The trio would go on to define Hindi cinema in the next decade, and be called Bollywood’s Triumvirate. While each of them carved a niche to ensure greatness, somewhere their individual images as stars summed up the essence of an era that continues to be regarded as the classiest that Hindi cinema has seen.

Dilip Kumar would collaborate with Raj Kapoor, incidentally said to be his childhood friend from Peshawar, on Mehboob Khan’s 1949 love triangle Andaz that co-starred the inimitable Nargis. The film was a superhit upon release and, for the second consecutive year, Dilip Kumar would be part of the year’s highest-grossing film with Andaz.

That was just the start of a dream run. The fifties saw him deliver innumerable superhits including “Jogan” and Babul (1950), “Tarana” and “Deedar” (1951), “Aan” (1952), “Footpath” (1953), “Amar” and “Daag” (1954). “Devdas”, “Azaad” and Uran Khatola” followed in 1955, “Musafir” and “Naya Daur” released in 1957. The spate of memorable roles continued with “Yahudi” and “Madhumati” in 1958, and Dilip Kumar ended the decade with “Paigham” in 1959.

If the decade that ended established the method about Dilip Kumar’s stardom in its versatility, it also prepared fans for the one role that continues to draw automatic recall when you think Dilip Kumar.

The decade started with K. Asif’ s epic Mughal-e-Azam for Dilip Kumar, after the successful Kohinoor the same year. The film became the highest grossing Hindi film of all time upon release.

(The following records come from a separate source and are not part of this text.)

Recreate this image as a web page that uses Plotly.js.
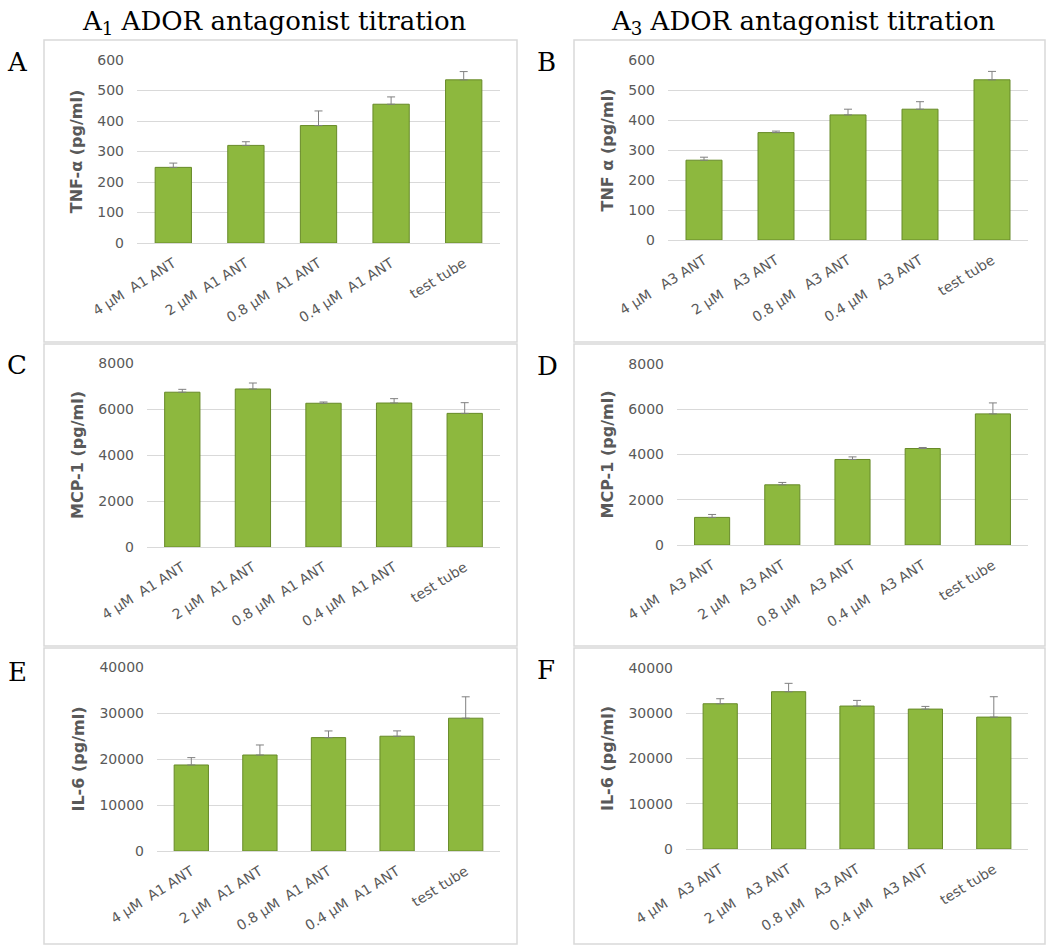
<!DOCTYPE html>
<html>
<head>
<meta charset="utf-8">
<script src="https://cdn.plot.ly/plotly-3.0.1.min.js"></script>
<style>html,body{margin:0;padding:0;background:#fff;}#chart{width:1050px;height:945px;}</style>
</head>
<body>
<div id="chart"></div>
<script>
const catsA1 = ["4\u00a0µM\u00a0\u00a0A1 ANT", "2\u00a0µM\u00a0\u00a0A1 ANT", "0.8\u00a0µM\u00a0\u00a0A1 ANT", "0.4\u00a0µM\u00a0\u00a0A1 ANT", "test tube"];
const catsA3 = ["4\u00a0µM\u00a0\u00a0\u00a0A3 ANT", "2\u00a0µM\u00a0\u00a0\u00a0A3 ANT", "0.8\u00a0µM\u00a0\u00a0\u00a0A3 ANT", "0.4\u00a0µM\u00a0\u00a0\u00a0A3 ANT", "test tube"];

const tnfA1 = [248, 320, 385, 455, 535];
const tnfA1Err = [14, 12, 48, 24, 27];
const tnfA3 = [266, 358, 417, 436, 534];
const tnfA3Err = [10, 5, 19, 25, 28];
const mcpA1 = [6730, 6870, 6250, 6260, 5810];
const mcpA1Err = [125, 260, 55, 190, 465];
const mcpA3 = [1220, 2660, 3780, 4265, 5795];
const mcpA3Err = [130, 105, 115, 45, 485];
const il6A1 = [18700, 20870, 24650, 24950, 28870];
const il6A1Err = [1600, 2180, 1450, 1160, 4650];
const il6A3 = [32100, 34760, 31590, 30920, 29150];
const il6A3Err = [1110, 1850, 1250, 590, 4500];

const colTitles = ["A<sub>1</sub> ADOR antagonist titration", "A<sub>3</sub> ADOR antagonist titration"];
const panelLetters = ["A", "B", "C", "D", "E", "F"];
const yTitles = ["TNF-α (pg/ml)", "TNF α (pg/ml)", "MCP-1 (pg/ml)", "MCP-1 (pg/ml)", "IL-6 (pg/ml)", "IL-6 (pg/ml)"];
const yMax = [600, 600, 8000, 8000, 40000, 40000];
const yDtick = [100, 100, 2000, 2000, 10000, 10000];

const W = 1050, H = 945;
// plot areas in pixels [x0, x1, y0(top), y1(bottom)]
const areas = [
  [137, 500, 60, 243],
  [668, 1028, 60, 240],
  [147, 500, 363, 547],
  [677, 1028, 364, 545],
  [157, 500, 667, 851],
  [686, 1028, 668, 849]
];
// panel frames
const frames = [
  [44, 517, 40, 342], [574, 1045, 40, 342],
  [44, 517, 344, 646], [574, 1045, 344, 646],
  [44, 517, 648, 944], [574, 1045, 648, 944]
];
const letterPos = [[17, 62], [546, 62], [17, 365], [547, 366], [17, 672], [546, 670]];

const series = [
  [catsA1, tnfA1, tnfA1Err], [catsA3, tnfA3, tnfA3Err],
  [catsA1, mcpA1, mcpA1Err], [catsA3, mcpA3, mcpA3Err],
  [catsA1, il6A1, il6A1Err], [catsA3, il6A3, il6A3Err]
];

const tickFont = {family: "DejaVu Sans", size: 14, color: "#595959"};
const data = [];
const layout = {
  width: W, height: H,
  margin: {l: 0, r: 0, t: 0, b: 0},
  paper_bgcolor: "#ffffff", plot_bgcolor: "#ffffff",
  showlegend: false, bargap: 0.5,
  shapes: [], annotations: []
};

series.forEach((s, i) => {
  const n = i === 0 ? "" : String(i + 1);
  data.push({
    type: "bar", x: s[0], y: s[1],
    xaxis: "x" + n, yaxis: "y" + n,
    marker: {color: "#8db83e", line: {color: "#678a28", width: 1}},
    error_y: {type: "data", symmetric: false, array: s[2], arrayminus: s[2].map(() => 0),
              color: "#808080", thickness: 1, width: 4},
    hoverinfo: "x+y"
  });
  const a = areas[i];
  layout["xaxis" + n] = {
    domain: [a[0] / W, a[1] / W], anchor: "y" + n,
    tickangle: -32, tickfont: tickFont, ticks: "", showgrid: false,
    showline: true, linecolor: "#d9d9d9", linewidth: 1,
    ticklabelstandoff: 6, fixedrange: true
  };
  layout["yaxis" + n] = {
    domain: [1 - a[3] / H, 1 - a[2] / H], anchor: "x" + n,
    range: [0, yMax[i]], dtick: yDtick[i], tickformat: "d", tickfont: tickFont, ticks: "",
    showgrid: true, gridcolor: "#d9d9d9", gridwidth: 1, zeroline: false,
    showline: false, ticklabelstandoff: 12, fixedrange: true,
    title: {text: yTitles[i], standoff: 10,
            font: {family: "DejaVu Sans", size: 16, color: "#595959", weight: "bold"}}
  };
  const f = frames[i];
  layout.shapes.push({type: "rect", xref: "paper", yref: "paper",
    x0: f[0] / W, x1: f[1] / W, y0: 1 - f[3] / H, y1: 1 - f[2] / H,
    line: {color: "#d9d9d9", width: 1.5}, fillcolor: "rgba(0,0,0,0)", layer: "below"});
  layout.annotations.push({text: panelLetters[i], xref: "paper", yref: "paper",
    x: letterPos[i][0] / W, y: 1 - letterPos[i][1] / H, xanchor: "center", yanchor: "middle",
    showarrow: false, font: {family: "DejaVu Serif", size: 26, color: "#000000"}});
});

layout.annotations.push({text: colTitles[0], xref: "paper", yref: "paper",
  x: 274 / W, y: 1 - 23 / H, xanchor: "center", yanchor: "middle", showarrow: false,
  font: {family: "DejaVu Serif", size: 26, color: "#000000"}});
layout.annotations.push({text: colTitles[1], xref: "paper", yref: "paper",
  x: 803 / W, y: 1 - 23 / H, xanchor: "center", yanchor: "middle", showarrow: false,
  font: {family: "DejaVu Serif", size: 26, color: "#000000"}});

Plotly.newPlot("chart", data, layout, {displayModeBar: false, staticPlot: true});
</script>
</body>
</html>
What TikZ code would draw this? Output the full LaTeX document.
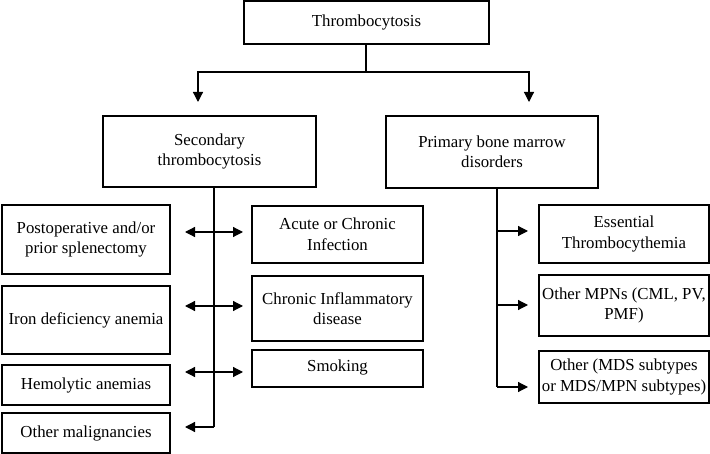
\documentclass[tikz,border=0pt]{standalone}
\usepackage{fontspec}
\setmainfont{Liberation Serif}
\usetikzlibrary{arrows.meta}
\begin{document}
\begin{tikzpicture}[x=1pt,y=-1pt,
  box/.style={draw, line width=1.4pt, align=center, inner sep=1pt, font=\fontsize{16.8}{20.5}\selectfont},
  conn/.style={line width=1.2pt},
  arr/.style={conn, -{Triangle[length=10pt,width=10pt]}},
  darr/.style={conn, {Triangle[length=10pt,width=10pt]}-{Triangle[length=10pt,width=10pt]}}]
\useasboundingbox (0,0) rectangle (710,454);
\node[box, minimum width=245pt, minimum height=43pt] (top) at (366.5,22.5) {Thrombocytosis};
\node[box, minimum width=213pt, minimum height=71pt] (sec) at (209.5,151.5) {Secondary\\thrombocytosis};
\node[box, minimum width=212pt, minimum height=72pt] (prim) at (492,152) {Primary bone marrow\\disorders};
\node[box, minimum width=168pt, minimum height=69pt] (post) at (86,239.5) {Postoperative and/or\\prior splenectomy};
\node[box, minimum width=168pt, minimum height=68pt] (iron) at (86,320) {Iron deficiency anemia};
\node[box, minimum width=168pt, minimum height=40pt] (hemo) at (86,385) {Hemolytic anemias};
\node[box, minimum width=168pt, minimum height=40pt] (omal) at (86,433) {Other malignancies};
\node[box, minimum width=171pt, minimum height=57pt] (acute) at (337.5,234.5) {Acute or Chronic\\Infection};
\node[box, minimum width=171pt, minimum height=65pt] (chron) at (337.5,308.5) {Chronic Inflammatory\\disease};
\node[box, minimum width=171pt, minimum height=37pt, text depth=6pt] (smok) at (337.5,368.5) {Smoking};
\node[box, minimum width=170pt, minimum height=58pt] (ess) at (624,234) {Essential\\Thrombocythemia};
\node[box, minimum width=170pt, minimum height=61pt] (mpn) at (624,305.5) {Other MPNs (CML, PV,\\PMF)};
\node[box, minimum width=170pt, minimum height=52pt] (mds) at (624,377) {Other (MDS subtypes\\or MDS/MPN subtypes)};
% top split
\coordinate (j) at (366,72);
\coordinate (a1) at (198,102);
\coordinate (a2) at (529,102);
\draw[conn] (top.south -| j) -- (j);
\draw[arr] (j) -| (a1);
\draw[arr] (j) -| (a2);
% secondary trunk
\coordinate (st) at (214,427);
\coordinate (L4) at (185,427);
\draw[conn] (sec.south -| st) -- (st);
\draw[arr] (st) -- (L4);
\coordinate (L1) at (185,232); \coordinate (R1) at (243,232);
\coordinate (L2) at (185,306); \coordinate (R2) at (243,306);
\coordinate (L3) at (185,372); \coordinate (R3) at (243,372);
\draw[darr] (L1) -- (R1);
\draw[darr] (L2) -- (R2);
\draw[darr] (L3) -- (R3);
% primary trunk
\coordinate (pt) at (497,387);
\draw[conn] (prim.south -| pt) -- (pt);
\coordinate (P1) at (497,231); \coordinate (Q1) at (528,231);
\coordinate (P2) at (497,305); \coordinate (Q2) at (528,305);
\coordinate (Q3) at (528,387);
\draw[arr] (P1) -- (Q1);
\draw[arr] (P2) -- (Q2);
\draw[arr] (pt) -- (Q3);
\end{tikzpicture}
\end{document}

After the success of Gunga Jumna in 1961, Dilip Kumar would again essay a dual role of a very different mood in Ram Aur Shyam (1967). His other memorable roles in the decade were Aadmi and Sunghursh (1968).

He started out in the seventies with Gopi (1970).

The sixties and the seventies, however, saw the actor slow down in terms of solo releases. The advent of Rajesh Khanna’s brand of romance in the late sixties, and Amitabh Bachchan’s Angry Young Man in the mid-seventies, changed Bollywood trends. The great socials of the fifties and the sixties seemed to be on the wane. Dilip Kumar decided to take a break in 1976, after Bairag.

He would come back, of course, in Manoj Kumar’s 1981 release Kranti.

The film was a multi-starrer, Bollywood’ chosen genre of the eighties, and Dilip Kumar found ready takers in such lavishly-mounted productions that needed multiple heroes across age groups.

He was notably seen in the Subhash Ghai multi-starrers Vidhaata (1982) and Karma (1986) as well as Saudagar in 1991. Two-hero or multi-hero projects as Shakti (1982), Mazdoor (1983), Mashaal (1984) and Duniya (1984) mark his last phase as an actor.

The five decades of acting is balanced by the irony that Dilip Kumar never released a film as director.

In his lifetime, he is said to have been involved with direction twice. He is said to have directed the 1966 drama Dil Diya Dard Liya along with the officially-mentioned helmer, Abdul Rashid Kardar, though he isn’t credited as a director for the project.

Decades later, he would launch the self-starring Kalinga, with Jackie Shroff, Meenakshi Sheshadri and Amitoj Mann. Some say the film was shot, though it never saw light of day.

For a man known to take an active interest in all departments of some of the biggest projects of his heydays, it remains a mystery why Dilip Kumar lost interest in releasing Kalinga. Perhaps the phenomenon, one of 12 children born to a Peshawari fruit merchant, knew when to go cold on a bad business prospect.